After attending the Loy Krathong and Yi Peng festival in Chiang Mai, Thailand last year I can honestly say this bucket list experience is worth every second. As a research fanatic, I spent so much time prior to the festival nervously looking into the details and was overwhelmed with information, some of which contradicted itself.
The Loy Krathong and Yi Peng festivals historically were celebrated at different times of the year, but today the festivals overlap. The Loy Krathong festival occurs on the day of the 12th lunar moon in November, and celebrates the end of the rainy season while paying tribute to the water goddess who saturated the crops throughout the rainy season. The celebration includes floating a small, beautiful boat of banana leaves, flowers, and candles in local rivers, lighting the candles and sending it off with a wish for the next year. Some also believe this festival symbolizes a time of letting go of things that no longer serve us.
The Yi Peng festival is celebrated on the twelfth lunar moon of each year, usually in mid-November and overlapping with Loy Krathong. Thousands of glowing paper lanterns take off into the night sky as people release them with their wishes and promises to do good the next year.
The festivities include an official Yi Peng parade around the Old City, featuring floats from all over the world and beautifully crafted Thai dance shows.
So where do you watch it? Do you have to get one of those insanely expensive tickets to the local University to set off a lantern? Where do you even get a Krathong? Don’t worry, I gotchu.
After months of research and almost spending $500 I don’t have on tickets to view the festival, I fortunately threw my hands in the air and said ‘let’s just see what happens’ and I’m so glad I did.
A broke travelers’ dream
As mentioned in A dream trip through Thailand, Chiang Mai is very easy to visit on a budget. Depending on where you’re coming from, getting there is usually the most expensive part, but with nice meals typically under $5 a person, you won’t need to spend much while there.
This is probably the most important piece of your travel plans to Chiang Mai, as millions of people from all over the world flock to Thailand to see this bucket list event. Booking the Cozy Inn ChiangMai five months in advance locked me into the same hotel for our stay in walking distance to everything, averaging $30 a night.
My favorite thing about this hotel was the location and the beautiful breakfast ( I ate so much sweet chili sauce) on the rooftop terrace. Being so close to everything made wandering around the festival a breeze, and if we got tired we just hopped in a TukTuk for a $2 ride back.
My main advice here is three parts: first, book early enough to get a good price before things fill up. Second, location is key for the festival, since certain times make it difficult to get a ride. Third, read the reviews! $30 a night is mid-range for a good hotel in Chiang Mai, and while there may be really cheap places available ( like, $10 cheap) it usually comes at a cost.

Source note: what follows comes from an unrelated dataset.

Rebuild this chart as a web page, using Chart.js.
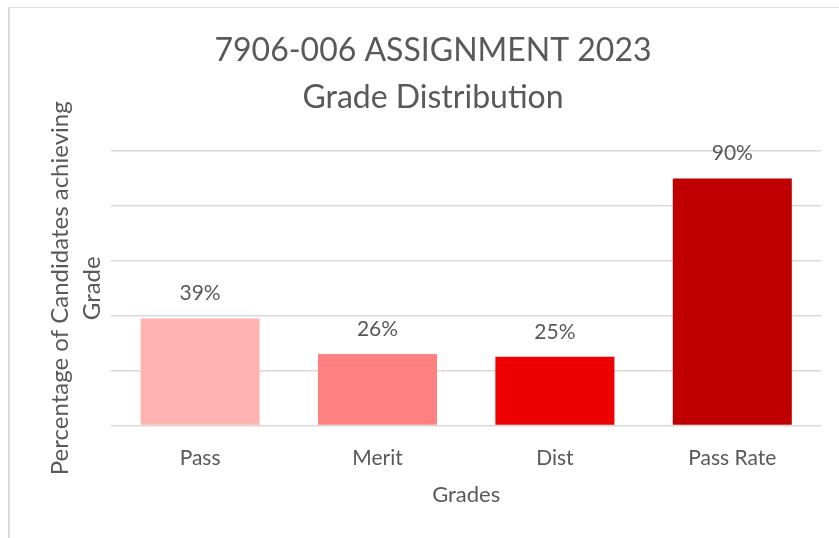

You don’t need tickets or a guide
In the days leading up to the festival, you will see posters in shop windows advertising tickets to the festival, urging tourists to buy them before they sell out. This had me nervous for the days leading up to the festival, hoping we’d at least be able to see something without the tickets.
Walking toward the river on the night of the festival, I saw the first twinkles of scattered lanterns lighting up the night sky. Before I knew it, the entire sky was illuminated with twinkling lanterns as they danced into the sky.
When we approached the Ping river through crowds of people, we saw thousands of Krathongs floating on the still water as people along the banks floated them and lit off lanterns.
Where to buy the krathongs and lanterns
Trust me when I say that buying Krathongs and lanterns is the easiest part of the experience; every street is filled with vendors showing off their hand crafted Krathongs or holding folded lanterns in the sky.
Both pieces together shouldn’t cost more than a couple dollars, and I’d recommend buying them toward the beginning of your walk since prices typically rise the closer you get to the action.
The sense of community will give you hope
While I can’t say there aren’t pick pockets, I was surprised that with the thriving crowds and hustle and bustle of the city, I felt safe the whole time. With the majority of Chiang Mai residents being Buddhist, they pride themselves on being good, wholesome people. That’s not to say you shouldn’t be aware and keep your belongings close, but I wouldn’t make pick pockets your main concern.
I can say without hesitation that Chiang Mai is my favorite city I’ve ever visited, and beyond the rich history and beautiful city it’s the people who made it magical for us. Locals and tourists alike show nothing but kindness to each other, helping to light lanterns, offering to take photos, and smiling at passers by. If you have a chance to attend the Loy Krathong and Yi Peng Festival, you won’t regret it!